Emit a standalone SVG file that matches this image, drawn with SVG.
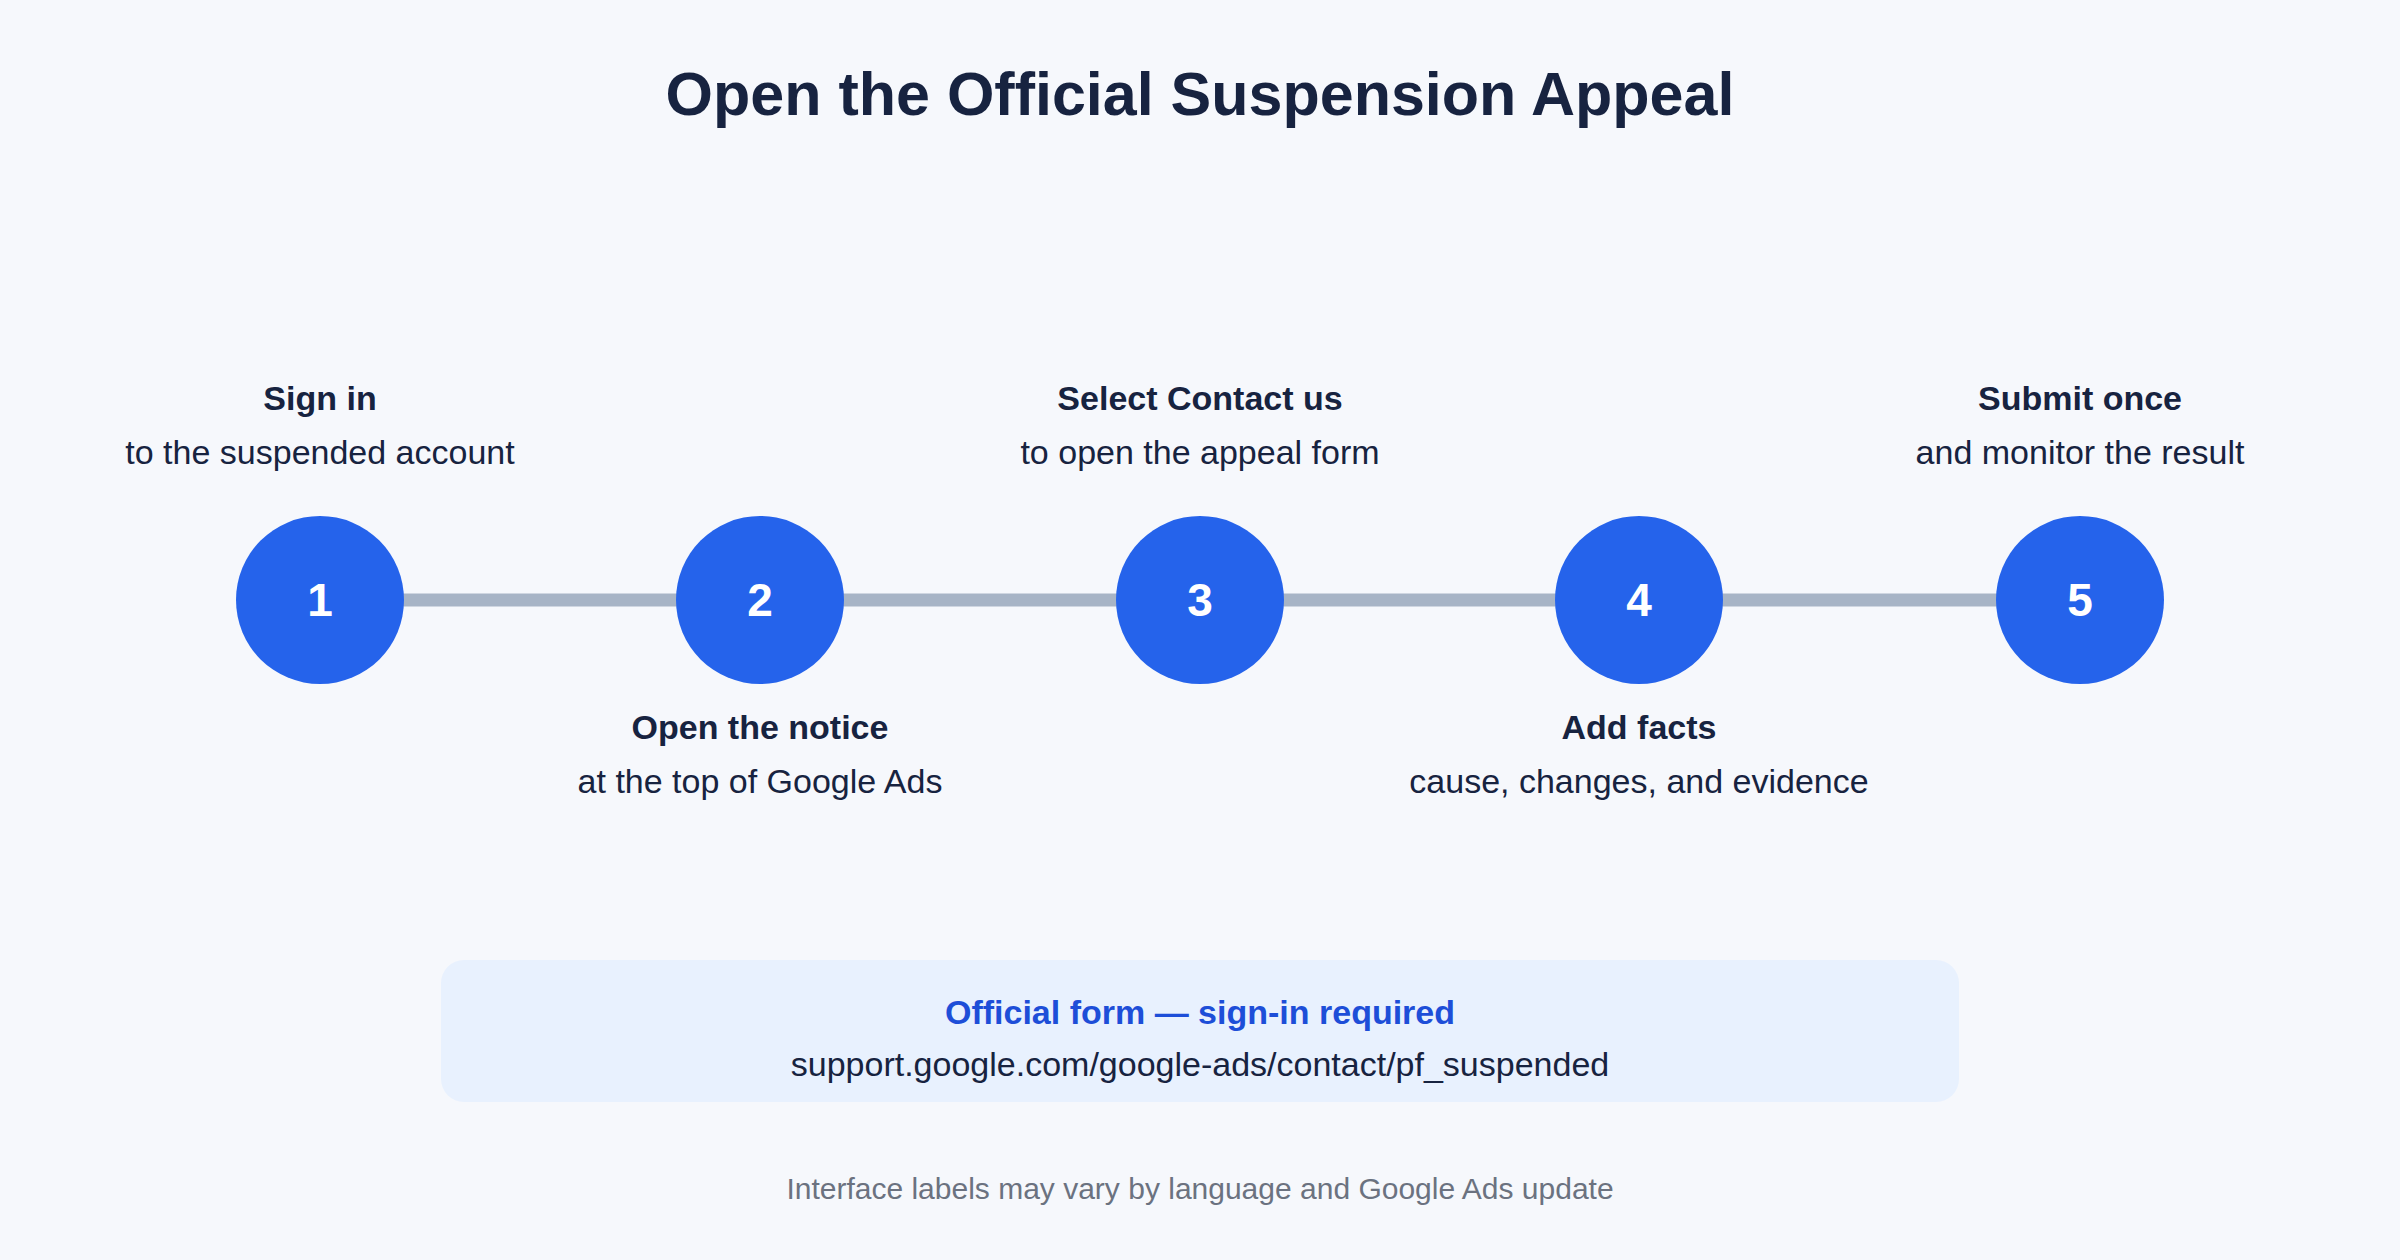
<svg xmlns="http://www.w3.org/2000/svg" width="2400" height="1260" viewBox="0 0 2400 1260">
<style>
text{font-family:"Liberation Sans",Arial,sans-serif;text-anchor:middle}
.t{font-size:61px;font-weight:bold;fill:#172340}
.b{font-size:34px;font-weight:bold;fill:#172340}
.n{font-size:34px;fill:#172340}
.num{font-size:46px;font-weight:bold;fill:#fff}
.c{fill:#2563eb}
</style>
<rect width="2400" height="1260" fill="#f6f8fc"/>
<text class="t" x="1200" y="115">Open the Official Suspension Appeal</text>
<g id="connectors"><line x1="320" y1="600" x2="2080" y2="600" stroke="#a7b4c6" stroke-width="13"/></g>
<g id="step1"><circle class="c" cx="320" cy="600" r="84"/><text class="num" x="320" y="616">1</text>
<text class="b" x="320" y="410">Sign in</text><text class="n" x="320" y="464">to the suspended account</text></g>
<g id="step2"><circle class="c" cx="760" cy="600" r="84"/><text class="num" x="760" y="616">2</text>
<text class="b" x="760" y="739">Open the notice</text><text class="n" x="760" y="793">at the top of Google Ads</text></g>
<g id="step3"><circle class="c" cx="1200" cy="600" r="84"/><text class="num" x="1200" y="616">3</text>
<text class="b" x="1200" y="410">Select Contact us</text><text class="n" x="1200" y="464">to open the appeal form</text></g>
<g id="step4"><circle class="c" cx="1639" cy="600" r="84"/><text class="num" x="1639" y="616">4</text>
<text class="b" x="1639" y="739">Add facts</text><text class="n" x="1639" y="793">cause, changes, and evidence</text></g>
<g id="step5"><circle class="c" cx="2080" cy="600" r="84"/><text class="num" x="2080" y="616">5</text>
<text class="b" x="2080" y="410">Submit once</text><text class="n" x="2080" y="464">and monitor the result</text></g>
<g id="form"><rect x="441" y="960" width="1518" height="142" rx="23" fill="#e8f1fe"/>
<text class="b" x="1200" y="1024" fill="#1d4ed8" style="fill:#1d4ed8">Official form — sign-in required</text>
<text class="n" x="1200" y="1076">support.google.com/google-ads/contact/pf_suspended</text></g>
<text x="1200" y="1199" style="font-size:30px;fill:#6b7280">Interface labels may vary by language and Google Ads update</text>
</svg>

__________

◆ **PROBLEM**: Copy the data exactly. Any picture it contains is to be omitted.

◆ **EXERCISE ANSWER**:
Emit a standalone SVG file that matches this image, drawn with SVG.
<svg xmlns="http://www.w3.org/2000/svg" width="2400" height="1260" viewBox="0 0 2400 1260">
<style>
text{font-family:"Liberation Sans",Arial,sans-serif;text-anchor:middle}
.t{font-size:61px;font-weight:bold;fill:#172340}
.b{font-size:34px;font-weight:bold;fill:#172340}
.n{font-size:34px;fill:#172340}
.num{font-size:46px;font-weight:bold;fill:#fff}
.c{fill:#2563eb}
</style>
<rect width="2400" height="1260" fill="#f6f8fc"/>
<text class="t" x="1200" y="115">Open the Official Suspension Appeal</text>
<g id="connectors"><line x1="320" y1="600" x2="2080" y2="600" stroke="#a7b4c6" stroke-width="13"/></g>
<g id="step1"><circle class="c" cx="320" cy="600" r="84"/><text class="num" x="320" y="616">1</text>
<text class="b" x="320" y="410">Sign in</text><text class="n" x="320" y="464">to the suspended account</text></g>
<g id="step2"><circle class="c" cx="760" cy="600" r="84"/><text class="num" x="760" y="616">2</text>
<text class="b" x="760" y="739">Open the notice</text><text class="n" x="760" y="793">at the top of Google Ads</text></g>
<g id="step3"><circle class="c" cx="1200" cy="600" r="84"/><text class="num" x="1200" y="616">3</text>
<text class="b" x="1200" y="410">Select Contact us</text><text class="n" x="1200" y="464">to open the appeal form</text></g>
<g id="step4"><circle class="c" cx="1639" cy="600" r="84"/><text class="num" x="1639" y="616">4</text>
<text class="b" x="1639" y="739">Add facts</text><text class="n" x="1639" y="793">cause, changes, and evidence</text></g>
<g id="step5"><circle class="c" cx="2080" cy="600" r="84"/><text class="num" x="2080" y="616">5</text>
<text class="b" x="2080" y="410">Submit once</text><text class="n" x="2080" y="464">and monitor the result</text></g>
<g id="form"><rect x="441" y="960" width="1518" height="142" rx="23" fill="#e8f1fe"/>
<text class="b" x="1200" y="1024" fill="#1d4ed8" style="fill:#1d4ed8">Official form — sign-in required</text>
<text class="n" x="1200" y="1076">support.google.com/google-ads/contact/pf_suspended</text></g>
<text x="1200" y="1199" style="font-size:30px;fill:#6b7280">Interface labels may vary by language and Google Ads update</text>
</svg>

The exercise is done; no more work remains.